Deriving new DR methods

The SEF allows for easily deriving novel DR techniques by simply defining the target similarity matrix. For the current implementation this can be done by defining a function that adheres to the following signature:

def custom_similarity_function(target_data, target_labels, sigma, idx, target_params):
    Gt = np.zeros((len(idx), len(idx)))
    Gt_mask = np.zeros((len(idx), len(idx)))
    # Calculate the similarity target here
    return np.float32(Gt), np.float32(Gt_mask)

The target_data, target_labels, sigma, and target_params are passed to the .fit() function. During the training this function is called with a different set of indices idx and it is expected to return the target similarity matrix for the data that correspond to the indices defined by idx.

For example, let’s define a function that sets a target similarity of 0.8 for the samples that belong to the same class, and 0.1 for the samples that belong to different classes:

def sim_target_supervised(target_data, target_labels, sigma, idx, target_params):

    cur_labels = target_labels[idx]
    N = cur_labels.shape[0]

    N_labels = len(np.unique(cur_labels))

    Gt, mask = np.zeros((N, N)), np.zeros((N, N))

    for i in range(N):
        for j in range(N):
            if cur_labels[i] == cur_labels[j]:
                Gt[i, j] = 0.8
                mask[i, j] = 1
            else:
                Gt[i, j] = 0.1
                mask[i, j] = 0.8 / (N_labels - 1)

    return np.float32(Gt), np.float32(mask)

Note that we also appropriately set the weighting mask to account for the imbalance between the intra-class and inter-class samples. It is important to remember to work only with the current batch (using the idx) and not use the whole training set (that is always passed to target_data/target_labels). You can find more target function examples in sef_dr/targets.py.

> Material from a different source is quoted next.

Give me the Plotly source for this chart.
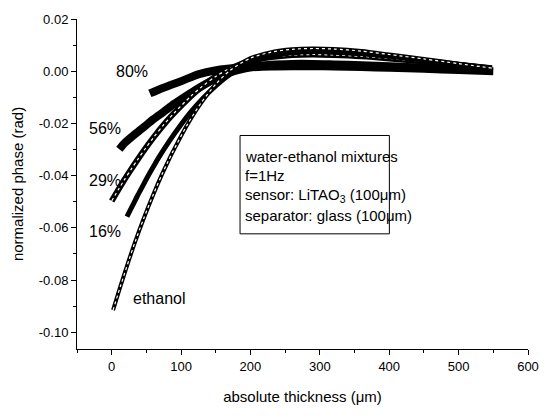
import plotly.graph_objects as go

# ---- data ----
eth_x = [2, 13, 25, 34, 46, 60, 72, 81, 88, 110, 130, 150, 170, 200, 230, 260, 290, 320, 360, 400, 450, 500, 548]
eth_y = [-0.0915, -0.0820, -0.0722, -0.0652, -0.0565, -0.0472, -0.0398, -0.0347, -0.0309, -0.0200, -0.0117,
         -0.0050, 0.0002, 0.0050, 0.0073, 0.0084, 0.0087, 0.0085, 0.0077, 0.0064, 0.0047, 0.0029, 0.0012]

p16_x = [22, 30, 37, 45, 51, 60, 67, 84, 100, 115, 131, 150, 170, 200, 230, 260, 290, 320, 360, 400, 450, 500, 548]
p16_y = [-0.0557, -0.0515, -0.0478, -0.0438, -0.0408, -0.0366, -0.0334, -0.0264, -0.0204, -0.0153, -0.0105,
         -0.0056, -0.0013, 0.0032, 0.0058, 0.0071, 0.0075, 0.0073, 0.0067, 0.0057, 0.0042, 0.0027, 0.0012]

p29_x = [0, 10, 18, 28, 37, 48, 60, 75, 90, 114, 130, 150, 170, 200, 230, 260, 290, 320, 360, 400, 450, 500, 548]
p29_y = [-0.0497, -0.0452, -0.0417, -0.0376, -0.0340, -0.0298, -0.0255, -0.0205, -0.0160, -0.0096, -0.0059,
         -0.0020, 0.0010, 0.0038, 0.0054, 0.0062, 0.0064, 0.0062, 0.0057, 0.0049, 0.0037, 0.0024, 0.0011]

p56_x = [11, 20, 35, 48, 60, 75, 90, 107, 125, 145, 170, 200, 230, 260, 290, 320, 360, 400, 450, 500, 548]
p56_y = [-0.0299, -0.0272, -0.0238, -0.0210, -0.0184, -0.0155, -0.0125, -0.0095, -0.0065, -0.0035, -0.0005,
         0.0015, 0.0025, 0.0028, 0.0028, 0.0026, 0.0023, 0.0019, 0.0014, 0.0009, 0.0003]

p80_x = [55, 70, 84, 100, 115, 126, 145, 170, 200, 230, 260, 290, 320, 360, 400, 450, 500, 550]
p80_y = [-0.0085, -0.0068, -0.0054, -0.0038, -0.0022, -0.0011, 0.0001, 0.0010, 0.0015, 0.0018, 0.0019,
         0.0019, 0.0018, 0.0016, 0.0013, 0.0009, 0.0005, 0.0000]

x_ticks = [0, 100, 200, 300, 400, 500, 600]
y_ticks = [-0.10, -0.08, -0.06, -0.04, -0.02, 0.00, 0.02]
y_tick_text = ["-0.10", "-0.08", "-0.06", "-0.04", "-0.02", "0.00", "0.02"]

labels = ["80%", "56%", "29%", "16%", "ethanol"]
label_x = [29, -10, -10, -10, 69]
label_y = [-0.0002, -0.0220, -0.0417, -0.0613, -0.0870]

box_lines = ["water-ethanol mixtures", "f=1Hz", "sensor: LiTAO<sub>3</sub> (100μm)", "separator: glass (100μm)"]

FONT = "Arial, Liberation Sans, sans-serif"

fig = go.Figure()

def band(x, y, w, name):
    fig.add_trace(go.Scatter(x=x, y=y, mode="lines", name=name,
                             line=dict(color="black", width=w, shape="spline", smoothing=0.8),
                             showlegend=False, hoverinfo="skip"))

def hollow(x, y, w, name):
    fig.add_trace(go.Scatter(x=x, y=y, mode="lines", name=name,
                             line=dict(color="white", width=w, shape="spline", smoothing=0.8, dash="dot"),
                             showlegend=False, hoverinfo="skip"))

band(p80_x, p80_y, 8, "80%")
band(p56_x, p56_y, 8, "56%")
band(p29_x, p29_y, 6, "29%")
hollow(p29_x, p29_y, 1.2, "29% inner")
band(p16_x, p16_y, 5, "16%")
band(eth_x, eth_y, 4, "ethanol")
hollow(eth_x, eth_y, 1.2, "ethanol inner")

for t, xx, yy in zip(labels, label_x, label_y):
    fig.add_annotation(x=xx, y=yy, text=t, showarrow=False, xref="x", yref="y",
                       font=dict(family=FONT, size=16, color="black"))

# info box
fig.add_shape(type="rect", xref="paper", yref="paper", x0=0.3615, x1=0.6926, y0=0.349, y1=0.647,
              line=dict(color="black", width=1), fillcolor="white", layer="above")
box_y = [0.584, 0.526, 0.466, 0.405]
for t, yy in zip(box_lines, box_y):
    fig.add_annotation(x=0.367, y=yy, text=t, showarrow=False, xref="paper", yref="paper",
                       xanchor="left", yanchor="middle",
                       font=dict(family=FONT, size=15, color="black"))

axis_common = dict(showline=True, linecolor="black", linewidth=1, ticks="outside", ticklen=5,
                   tickcolor="black", showgrid=False, zeroline=False, mirror=False,
                   tickfont=dict(family=FONT, size=13, color="black"))

fig.update_layout(
    width=551, height=416,
    margin=dict(l=77, r=12, t=14, b=67),
    plot_bgcolor="white", paper_bgcolor="white",
    xaxis=dict(range=[-50, 600], tickvals=x_ticks,
               minor=dict(ticks="outside", ticklen=3, dtick=50, tick0=-50, tickcolor="black"),
               title=dict(text="absolute thickness (μm)", font=dict(family=FONT, size=15, color="black"),
                          standoff=18),
               **axis_common),
    yaxis=dict(range=[-0.1064, 0.02], tickvals=y_ticks, ticktext=y_tick_text,
               minor=dict(ticks="outside", ticklen=3, dtick=0.01, tick0=0, tickcolor="black"),
               title=dict(text="normalized phase (rad)", font=dict(family=FONT, size=15, color="black"),
                          standoff=11),
               **axis_common),
)

fig.write_html("out.html")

The target that we just defined tries to place the samples of the same class close together (but not to collapse them into the same point), as well as to repel samples of different classes (but still maintain as small similarity between them). Of course this problem is ill-posed in the 2-D space (when more than 3 points per class are used), but let’s see what happens!

Let’s overfit the projection:

proj = KernelSEF(train_data, train_data.shape[0], 2, sigma=1, learning_rate=0.0001, regularizer_weight=0)
proj.fit(train_data, target_labels=train_labels, target=sim_target_supervised, iters=500, verbose=True)
train_data = proj.transform(train_data)

and visualize the results:

https://raw.githubusercontent.com/passalis/sef/master/examples/custom_dr.png

Close enough! The samples of the same class have been arranged in circles, while the circles of different classes are almost equidistant to each other!